* [EXERCISE AIM] From the listing below, work out how many lines contain "chart". Reply with that number only.
╭─ RECORDED DATA
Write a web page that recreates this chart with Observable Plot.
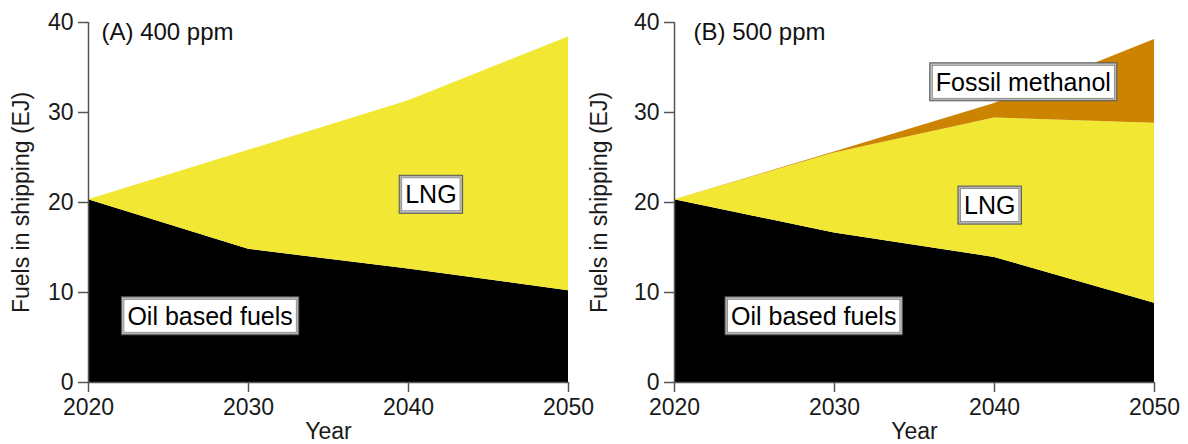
<!DOCTYPE html>
<html>
<head>
<meta charset="utf-8">
<script src="https://cdn.jsdelivr.net/npm/d3@7"></script>
<script src="https://cdn.jsdelivr.net/npm/@observablehq/plot@0.6"></script>
<style>
  html, body { margin: 0; padding: 0; background: #fff; }
  #row { display: flex; width: 1188px; height: 444px; overflow: hidden; }
  #row svg { flex: none; }
</style>
</head>
<body>
<div id="row"></div>
<script>
// Fuel use in international shipping (EJ) by scenario
const years = [2020, 2030, 2040, 2050];
const fuels = ["Oil based fuels", "LNG", "Fossil methanol"];
const fuelColors = ["#000000", "#f2e833", "#cc8400"];

// (A) 400 ppm scenario
const oil400 = [20.3, 14.8, 12.6, 10.2];
const lng400 = [0.0, 11.0, 18.7, 28.2];

// (B) 500 ppm scenario
const oil500 = [20.3, 16.6, 13.9, 8.8];
const lng500 = [0.0, 8.9, 15.5, 20.0];
const methanol500 = [0.0, 0.1, 1.6, 9.3];

const yTicks = [0, 10, 20, 30, 40];
const xTicks = [2020, 2030, 2040, 2050];
const titles = ["(A) 400 ppm", "(B) 500 ppm"];
const yLabel = "Fuels in shipping (EJ)";
const xLabel = "Year";

// In-chart series labels, placed at (year, EJ)
const labelText400 = ["Oil based fuels", "LNG"];
const labelYear400 = [2027.6, 2041.4];
const labelValue400 = [7.3, 20.8];
const labelText500 = ["Oil based fuels", "LNG", "Fossil methanol"];
const labelYear500 = [2028.7, 2039.7, 2041.8];
const labelValue500 = [7.3, 19.6, 33.3];

const FONT = "'Liberation Sans', Arial, Helvetica, sans-serif";

function toRows(series) {
  const rows = [];
  for (const [fuel, values] of series) {
    years.forEach((year, i) => rows.push({year, fuel, value: values[i]}));
  }
  return rows;
}

function panel({series, title, texts, labelYears, labelValues, marginLeft, marginRight, titleDx, yLabelOffset}) {
  const rows = toRows(series);
  const labels = texts.map((text, i) => ({text, year: labelYears[i], value: labelValues[i]}));
  return Plot.plot({
    width: 594,
    height: 444,
    marginLeft,
    marginRight,
    marginTop: 22,
    marginBottom: 62,
    style: {fontFamily: FONT, fontSize: "23px", background: "#fff", overflow: "visible"},
    x: {domain: [2020, 2050]},
    y: {domain: [0, 40]},
    color: {domain: fuels, range: fuelColors},
    marks: [
      Plot.areaY(rows, {x: "year", y: "value", fill: "fuel"}),
      Plot.ruleX([2020], {stroke: "#555", strokeWidth: 1.5}),
      Plot.ruleY([0], {stroke: "#555", strokeWidth: 1.5}),
      Plot.axisY(yTicks, {
        tickSize: 10, tickPadding: 5, stroke: "#555", strokeWidth: 1.5, fill: "#1a1a1a",
        fontSize: 23,
        label: yLabel, labelAnchor: "center", labelArrow: false, labelOffset: yLabelOffset
      }),
      Plot.axisX(xTicks, {
        tickSize: 10, tickPadding: 6, stroke: "#555", strokeWidth: 1.5, fill: "#1a1a1a",
        fontSize: 23, tickFormat: "d",
        label: xLabel, labelAnchor: "center", labelArrow: false, labelOffset: 56
      }),
      Plot.text([title], {
        frameAnchor: "top-left", textAnchor: "start", lineAnchor: "top",
        dx: titleDx, dy: 0, fontSize: 24, fill: "#111"
      }),
      Plot.text(labels, {
        x: "year", y: "value", text: "text", fontSize: 25, fill: "#000",
        ariaDescription: "fuel label"
      })
    ]
  });
}

const row = document.getElementById("row");
const plotA = panel({
  series: [[fuels[0], oil400], [fuels[1], lng400]],
  title: titles[0], texts: labelText400, labelYears: labelYear400, labelValues: labelValue400,
  marginLeft: 88, marginRight: 26, titleDx: 13, yLabelOffset: 76
});
const plotB = panel({
  series: [[fuels[0], oil500], [fuels[1], lng500], [fuels[2], methanol500]],
  title: titles[1], texts: labelText500, labelYears: labelYear500, labelValues: labelValue500,
  marginLeft: 80, marginRight: 34, titleDx: 19, yLabelOffset: 84
});
row.append(plotA, plotB);

// Framed white boxes behind the series labels
const NS = "http://www.w3.org/2000/svg";
let groups = [...document.querySelectorAll('g[aria-description="fuel label"]')];
if (!groups.length) {
  // fall back to the last text group of each chart
  groups = [plotA, plotB].map(svg => {
    const gs = svg.querySelectorAll('g[aria-label="text"]');
    return gs[gs.length - 1];
  }).filter(Boolean);
}
for (const g of groups) {
  for (const t of g.querySelectorAll("text")) {
    const bb = t.getBBox();
    const padX = 5, padY = 4;
    const tr = t.getAttribute("transform");
    const mk = (inset, fill, stroke, width) => {
      const r = document.createElementNS(NS, "rect");
      r.setAttribute("x", bb.x - padX + inset);
      r.setAttribute("y", bb.y - padY + inset);
      r.setAttribute("width", bb.width + 2 * (padX - inset));
      r.setAttribute("height", bb.height + 2 * (padY - inset));
      r.setAttribute("fill", fill);
      r.setAttribute("stroke", stroke);
      r.setAttribute("stroke-width", width);
      if (tr) r.setAttribute("transform", tr);
      t.parentNode.insertBefore(r, t);
    };
    mk(0, "#fff", "#b4b4b4", 2);
    mk(-1, "none", "#555", 1);
    mk(1.5, "none", "#777", 0.8);
  }
}
</script>
</body>
</html>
╰─
* [SOLUTION BELOW] 3